[Code that draws figures]

____________________

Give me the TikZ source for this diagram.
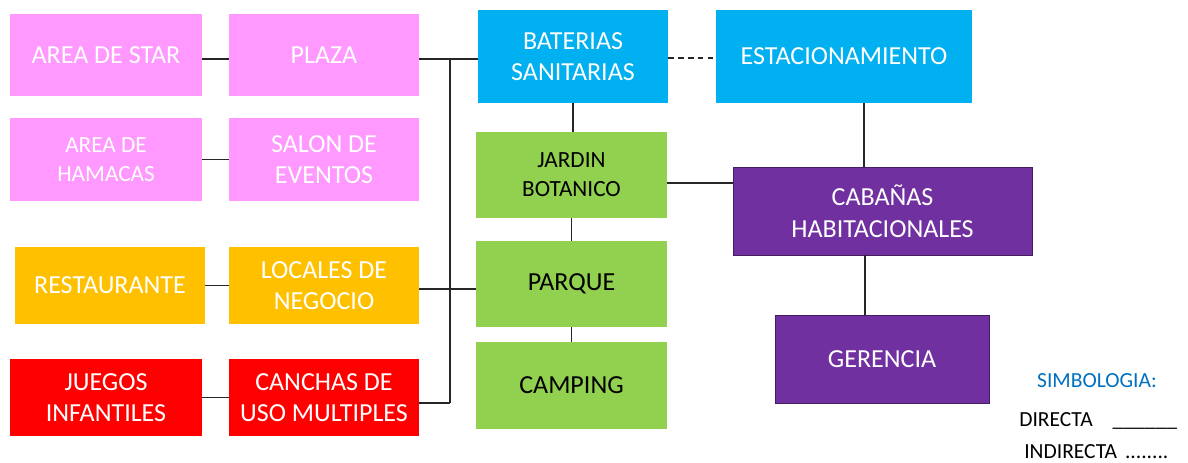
\documentclass[tikz,border=0pt]{standalone}
\usepackage{fontspec}
\setmainfont{Carlito}
\usetikzlibrary{positioning,calc}
\definecolor{zpink}{HTML}{FF99FF}
\definecolor{zblue}{HTML}{00B0F0}
\definecolor{zgreen}{HTML}{92D050}
\definecolor{zorange}{HTML}{FFC000}
\definecolor{zred}{HTML}{FF0000}
\definecolor{zpurple}{HTML}{7030A0}
\definecolor{zlegend}{HTML}{0070C0}

\begin{document}
\begin{tikzpicture}[
    x=0.025cm, y=-0.025cm,
    zbox/.style={rectangle, align=center, inner sep=0pt, text=white,
                 font=\fontsize{18.5}{22.5}\selectfont},
    smalltxt/.style={font=\fontsize{16.5}{20.5}\selectfont},
    link/.style={draw=black!85, line width=0.8pt},
    every node/.style={font=\fontsize{15.3}{18}\selectfont}
  ]

  % ---- Canvas ----
  \useasboundingbox (0,0) rectangle (1188,462);
  \fill[white] (0,0) rectangle (1188,462);

  % ============ LEFT COLUMNS (two boxes per row) ============

  % Row 1: pink
  \node[zbox, fill=zpink, minimum width=4.8cm, minimum height=2.05cm]
    (STAR) at (106,55) {AREA DE STAR};
  \node[zbox, fill=zpink, minimum width=4.75cm, minimum height=2.05cm]
    (PLAZA) at (324,55) {PLAZA};

  % Row 2: pink
  \node[zbox, smalltxt, fill=zpink, minimum width=4.8cm, minimum height=2.075cm]
    (HAMACAS) at (106,159.5) {AREA DE\\HAMACAS};
  \node[zbox, fill=zpink, minimum width=4.75cm, minimum height=2.075cm]
    (SALON) at (324,159.5) {SALON DE\\EVENTOS};

  % Row 3: orange
  \node[zbox, fill=zorange, minimum width=4.75cm, minimum height=1.925cm]
    (REST) at (110,285.5) {RESTAURANTE};
  \node[zbox, fill=zorange, minimum width=4.75cm, minimum height=1.925cm]
    (LOCALES) at (324,285.5) {LOCALES DE\\NEGOCIO};

  % Row 4: red
  \node[zbox, fill=zred, minimum width=4.8cm, minimum height=1.925cm]
    (JUEGOS) at (106,397.5) {JUEGOS\\INFANTILES};
  \node[zbox, fill=zred, minimum width=4.75cm, minimum height=1.925cm]
    (CANCHAS) at (324,397.5) {CANCHAS DE\\USO MULTIPLES};

  % ============ CENTRE COLUMN ============
  \node[zbox, fill=zblue, minimum width=4.75cm, minimum height=2.325cm]
    (BAT) at (573,56.5) {BATERIAS\\SANITARIAS};
  \node[zbox, smalltxt, fill=zgreen, text=black, minimum width=4.775cm, minimum height=2.15cm]
    (JARDIN) at (571.5,175) {JARDIN\\BOTANICO};
  \node[zbox, fill=zgreen, text=black, minimum width=4.775cm, minimum height=2.15cm]
    (PARQUE) at (571.5,284) {PARQUE};
  \node[zbox, fill=zgreen, text=black, minimum width=4.775cm, minimum height=2.175cm]
    (CAMPING) at (571.5,385.5) {CAMPING};

  % ============ RIGHT COLUMN ============
  \node[zbox, fill=zblue, minimum width=6.4cm, minimum height=2.325cm]
    (EST) at (844,56.5) {ESTACIONAMIENTO};
  \node[zbox, fill=zpurple, draw=zpurple!60!black, line width=0.5pt,
        minimum width=7.475cm, minimum height=2.2cm]
    (CAB) at (882.5,211) {CABAÑAS\\HABITACIONALES};
  \node[zbox, fill=zpurple, draw=zpurple!60!black, line width=0.5pt,
        minimum width=5.35cm, minimum height=2.2cm]
    (GER) at (882,359) {GERENCIA};

  % ---- Legend ----
  \node[text=zlegend] (SIMB) at (1097,381) {SIMBOLOGIA:};
  \node[anchor=west, inner sep=0pt] (DIR) at (1019,421) {DIRECTA\hspace{0.5cm}\_\_\_\_\_\_};
  \node[anchor=west, inner sep=0pt] (IND) at (1024,452) {INDIRECTA\hspace{0.2cm}........};

  % ---- Row links ----
  \draw[link] (STAR.east |- 0,59) -- (PLAZA.west |- 0,59);
  \draw[link] (HAMACAS) -- (SALON);
  \draw[link] (REST) -- (LOCALES);
  \draw[link] (JUEGOS) -- (CANCHAS);

  % ---- Bus to the centre column ----
  \coordinate (BUST) at (450,59);
  \coordinate (BUSB) at (450,403);
  \draw[link] (PLAZA.east |- BUST) -- (BAT.west |- BUST);
  \draw[link] (BUST) -- (BUSB);
  \draw[link] (CANCHAS.east |- BUSB) -- (BUSB);
  \draw[link] (LOCALES.east |- 0,289) -- (PARQUE.west |- 0,289);

  % ---- Centre chain ----
  \draw[link] (BAT.south) -- (BAT.south |- JARDIN.north);
  \draw[link] (JARDIN) -- (PARQUE);
  \draw[link] (PARQUE) -- (CAMPING);

  % ---- Right side ----
  \draw[link, dash pattern=on 4pt off 3pt] (BAT.east |- 0,58) -- (EST.west |- 0,58);
  \draw[link] (EST.south -| 864,0) -- (CAB.north -| 864,0);
  \draw[link] (JARDIN.east |- 0,183) -- (CAB.west |- 0,183);
  \draw[link] (CAB.south -| 865,0) -- (GER.north -| 865,0);

\end{tikzpicture}
\end{document}
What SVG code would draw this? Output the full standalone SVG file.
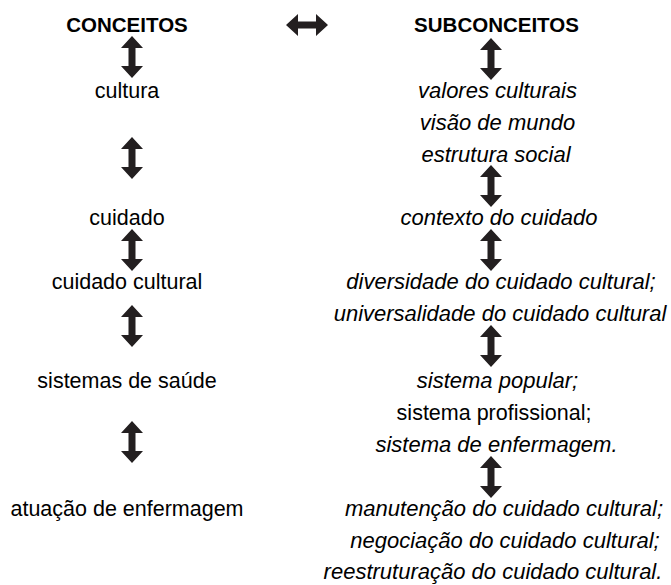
<svg xmlns="http://www.w3.org/2000/svg" xmlns:xlink="http://www.w3.org/1999/xlink" width="671" height="585" viewBox="0 0 671 585">
<style>
text{font-family:"Liberation Sans",Arial,sans-serif;fill:#000;text-anchor:middle}
.h{font-weight:bold;font-size:20.5px}
.r{font-size:21.5px}
.i{font-size:22px;font-style:italic}
.arr{fill:#231f20}
</style>
<defs>
<path id="va" d="M0,0 L11,12 L3.5,12 L3.5,30 L11,30 L0,42 L-11,30 L-3.5,30 L-3.5,12 L-11,12 Z"/>
</defs>
<g id="conceitos"><text class="h" x="127" y="32">CONCEITOS</text></g>
<g id="subconceitos"><text class="h" x="496.5" y="32">SUBCONCEITOS</text></g>
<g id="cultura"><text class="r" x="127" y="98">cultura</text></g>
<g id="cuidado"><text class="r" x="127" y="225">cuidado</text></g>
<g id="cuidado-cultural"><text class="r" x="127" y="289">cuidado cultural</text></g>
<g id="sistemas-saude"><text class="r" x="127" y="388">sistemas de saúde</text></g>
<g id="atuacao"><text class="r" x="127" y="516">atuação de enfermagem</text></g>
<g id="sub-cultura">
<text class="i" x="497.5" y="98">valores culturais</text>
<text class="i" x="497.5" y="130">visão de mundo</text>
<text class="i" x="496" y="162">estrutura social</text>
</g>
<g id="sub-cuidado"><text class="i" x="499" y="225">contexto do cuidado</text></g>
<g id="sub-cuidado-cultural">
<text class="i" x="501" y="289">diversidade do cuidado cultural;</text>
<text class="i" x="500" y="321">universalidade do cuidado cultural</text>
</g>
<g id="sub-sistemas">
<text class="i" x="497.5" y="388">sistema popular;</text>
<text class="r" x="494" y="420">sistema profissional;</text>
<text class="i" x="496.5" y="452">sistema de enfermagem.</text>
</g>
<g id="sub-atuacao">
<text class="i" x="504" y="516">manutenção do cuidado cultural;</text>
<text class="i" x="505" y="548">negociação do cuidado cultural;</text>
<text class="i" x="493" y="579">reestruturação do cuidado cultural.</text>
</g>
<g id="connectors" class="arr">
<use xlink:href="#va" href="#va" transform="translate(307,25) rotate(90) translate(0,-21)"/>
<use xlink:href="#va" href="#va" x="132" y="36"/>
<use xlink:href="#va" href="#va" x="132" y="137"/>
<use xlink:href="#va" href="#va" x="132" y="229"/>
<use xlink:href="#va" href="#va" x="132" y="305"/>
<use xlink:href="#va" href="#va" x="132" y="421"/>
<use xlink:href="#va" href="#va" x="491" y="38"/>
<use xlink:href="#va" href="#va" x="491" y="165"/>
<use xlink:href="#va" href="#va" x="491" y="229"/>
<use xlink:href="#va" href="#va" x="491" y="325"/>
<use xlink:href="#va" href="#va" x="491" y="456"/>
</g>
</svg>
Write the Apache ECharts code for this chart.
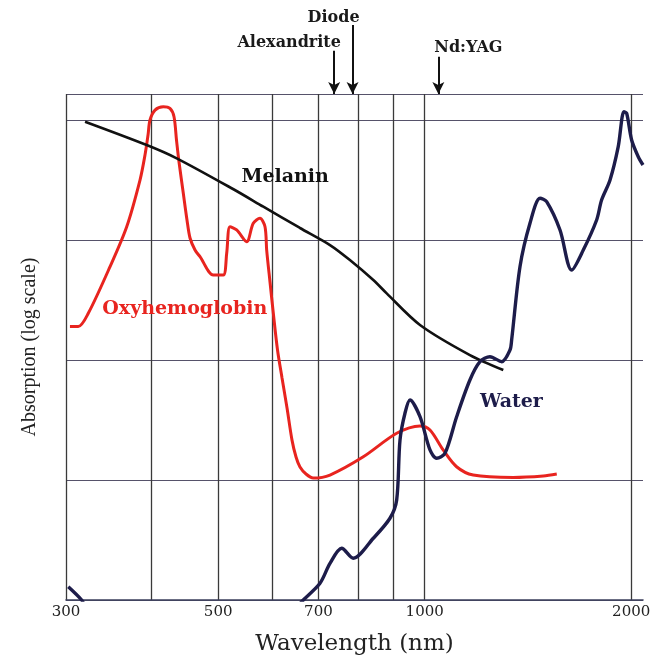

____________________

# TO BE DONE
Pictures excluded, repeat the records exactly from their opening line through the line containing "LEFT COLUMNS (two".

# RESPONSE
Give me the TikZ source for this diagram.
\documentclass[tikz,border=0pt]{standalone}
\usepackage{fontspec}
\setmainfont{Carlito}
\usetikzlibrary{positioning,calc}
\definecolor{zpink}{HTML}{FF99FF}
\definecolor{zblue}{HTML}{00B0F0}
\definecolor{zgreen}{HTML}{92D050}
\definecolor{zorange}{HTML}{FFC000}
\definecolor{zred}{HTML}{FF0000}
\definecolor{zpurple}{HTML}{7030A0}
\definecolor{zlegend}{HTML}{0070C0}

\begin{document}
\begin{tikzpicture}[
    x=0.025cm, y=-0.025cm,
    zbox/.style={rectangle, align=center, inner sep=0pt, text=white,
                 font=\fontsize{18.5}{22.5}\selectfont},
    smalltxt/.style={font=\fontsize{16.5}{20.5}\selectfont},
    link/.style={draw=black!85, line width=0.8pt},
    every node/.style={font=\fontsize{15.3}{18}\selectfont}
  ]

  % ---- Canvas ----
  \useasboundingbox (0,0) rectangle (1188,462);
  \fill[white] (0,0) rectangle (1188,462);

  % ============ LEFT COLUMNS (two boxes per row) ============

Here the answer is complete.